--- Start of Task inputs ---

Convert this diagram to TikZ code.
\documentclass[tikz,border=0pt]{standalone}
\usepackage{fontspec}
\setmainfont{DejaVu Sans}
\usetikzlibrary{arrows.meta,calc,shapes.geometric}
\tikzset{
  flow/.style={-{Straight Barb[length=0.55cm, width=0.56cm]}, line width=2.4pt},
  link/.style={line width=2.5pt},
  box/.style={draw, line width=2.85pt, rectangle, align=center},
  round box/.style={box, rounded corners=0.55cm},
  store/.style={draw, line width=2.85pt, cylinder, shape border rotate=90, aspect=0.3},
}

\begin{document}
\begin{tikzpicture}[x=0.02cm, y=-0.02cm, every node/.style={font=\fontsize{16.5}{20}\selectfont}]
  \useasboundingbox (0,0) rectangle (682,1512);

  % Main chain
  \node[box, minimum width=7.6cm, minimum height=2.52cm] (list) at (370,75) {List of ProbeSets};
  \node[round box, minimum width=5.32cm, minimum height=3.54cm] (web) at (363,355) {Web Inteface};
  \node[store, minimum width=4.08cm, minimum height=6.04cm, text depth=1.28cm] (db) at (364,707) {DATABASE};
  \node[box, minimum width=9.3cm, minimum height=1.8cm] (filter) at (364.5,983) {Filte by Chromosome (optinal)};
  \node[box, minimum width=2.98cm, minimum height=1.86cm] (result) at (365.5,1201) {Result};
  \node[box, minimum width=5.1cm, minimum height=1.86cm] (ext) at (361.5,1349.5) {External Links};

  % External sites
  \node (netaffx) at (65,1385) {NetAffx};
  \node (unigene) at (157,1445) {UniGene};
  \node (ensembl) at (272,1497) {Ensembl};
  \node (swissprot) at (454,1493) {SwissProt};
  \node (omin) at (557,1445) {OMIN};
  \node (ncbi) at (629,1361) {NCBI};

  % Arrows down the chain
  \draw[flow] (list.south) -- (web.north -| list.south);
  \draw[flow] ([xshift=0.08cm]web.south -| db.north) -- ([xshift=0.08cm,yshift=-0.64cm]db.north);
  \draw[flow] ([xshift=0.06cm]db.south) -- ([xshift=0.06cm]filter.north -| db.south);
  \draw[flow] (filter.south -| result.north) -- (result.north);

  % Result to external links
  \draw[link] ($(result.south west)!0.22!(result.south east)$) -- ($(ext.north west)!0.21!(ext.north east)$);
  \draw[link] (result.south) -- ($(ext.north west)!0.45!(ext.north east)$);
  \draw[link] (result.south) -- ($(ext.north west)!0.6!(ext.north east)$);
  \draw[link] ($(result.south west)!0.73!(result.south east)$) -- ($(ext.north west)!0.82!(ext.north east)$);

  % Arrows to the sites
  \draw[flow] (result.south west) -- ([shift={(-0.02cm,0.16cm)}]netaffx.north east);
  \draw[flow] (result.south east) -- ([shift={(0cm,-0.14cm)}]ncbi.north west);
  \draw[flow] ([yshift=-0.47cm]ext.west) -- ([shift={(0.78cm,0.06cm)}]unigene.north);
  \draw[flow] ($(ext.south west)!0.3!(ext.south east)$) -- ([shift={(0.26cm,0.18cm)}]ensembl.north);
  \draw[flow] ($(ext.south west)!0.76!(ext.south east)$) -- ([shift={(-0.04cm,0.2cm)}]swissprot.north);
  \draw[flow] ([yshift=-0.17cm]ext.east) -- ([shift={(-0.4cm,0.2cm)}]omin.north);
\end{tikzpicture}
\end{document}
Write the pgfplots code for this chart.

--- End of Task inputs ---

Set task: Every record should be given again exactly.

Solution to this exercise:
Convert this diagram to TikZ code.
\documentclass[tikz,border=0pt]{standalone}
\usepackage{fontspec}
\setmainfont{DejaVu Sans}
\usetikzlibrary{arrows.meta,calc,shapes.geometric}
\tikzset{
  flow/.style={-{Straight Barb[length=0.55cm, width=0.56cm]}, line width=2.4pt},
  link/.style={line width=2.5pt},
  box/.style={draw, line width=2.85pt, rectangle, align=center},
  round box/.style={box, rounded corners=0.55cm},
  store/.style={draw, line width=2.85pt, cylinder, shape border rotate=90, aspect=0.3},
}

\begin{document}
\begin{tikzpicture}[x=0.02cm, y=-0.02cm, every node/.style={font=\fontsize{16.5}{20}\selectfont}]
  \useasboundingbox (0,0) rectangle (682,1512);

  % Main chain
  \node[box, minimum width=7.6cm, minimum height=2.52cm] (list) at (370,75) {List of ProbeSets};
  \node[round box, minimum width=5.32cm, minimum height=3.54cm] (web) at (363,355) {Web Inteface};
  \node[store, minimum width=4.08cm, minimum height=6.04cm, text depth=1.28cm] (db) at (364,707) {DATABASE};
  \node[box, minimum width=9.3cm, minimum height=1.8cm] (filter) at (364.5,983) {Filte by Chromosome (optinal)};
  \node[box, minimum width=2.98cm, minimum height=1.86cm] (result) at (365.5,1201) {Result};
  \node[box, minimum width=5.1cm, minimum height=1.86cm] (ext) at (361.5,1349.5) {External Links};

  % External sites
  \node (netaffx) at (65,1385) {NetAffx};
  \node (unigene) at (157,1445) {UniGene};
  \node (ensembl) at (272,1497) {Ensembl};
  \node (swissprot) at (454,1493) {SwissProt};
  \node (omin) at (557,1445) {OMIN};
  \node (ncbi) at (629,1361) {NCBI};

  % Arrows down the chain
  \draw[flow] (list.south) -- (web.north -| list.south);
  \draw[flow] ([xshift=0.08cm]web.south -| db.north) -- ([xshift=0.08cm,yshift=-0.64cm]db.north);
  \draw[flow] ([xshift=0.06cm]db.south) -- ([xshift=0.06cm]filter.north -| db.south);
  \draw[flow] (filter.south -| result.north) -- (result.north);

  % Result to external links
  \draw[link] ($(result.south west)!0.22!(result.south east)$) -- ($(ext.north west)!0.21!(ext.north east)$);
  \draw[link] (result.south) -- ($(ext.north west)!0.45!(ext.north east)$);
  \draw[link] (result.south) -- ($(ext.north west)!0.6!(ext.north east)$);
  \draw[link] ($(result.south west)!0.73!(result.south east)$) -- ($(ext.north west)!0.82!(ext.north east)$);

  % Arrows to the sites
  \draw[flow] (result.south west) -- ([shift={(-0.02cm,0.16cm)}]netaffx.north east);
  \draw[flow] (result.south east) -- ([shift={(0cm,-0.14cm)}]ncbi.north west);
  \draw[flow] ([yshift=-0.47cm]ext.west) -- ([shift={(0.78cm,0.06cm)}]unigene.north);
  \draw[flow] ($(ext.south west)!0.3!(ext.south east)$) -- ([shift={(0.26cm,0.18cm)}]ensembl.north);
  \draw[flow] ($(ext.south west)!0.76!(ext.south east)$) -- ([shift={(-0.04cm,0.2cm)}]swissprot.north);
  \draw[flow] ([yshift=-0.17cm]ext.east) -- ([shift={(-0.4cm,0.2cm)}]omin.north);
\end{tikzpicture}
\end{document}
Write the pgfplots code for this chart.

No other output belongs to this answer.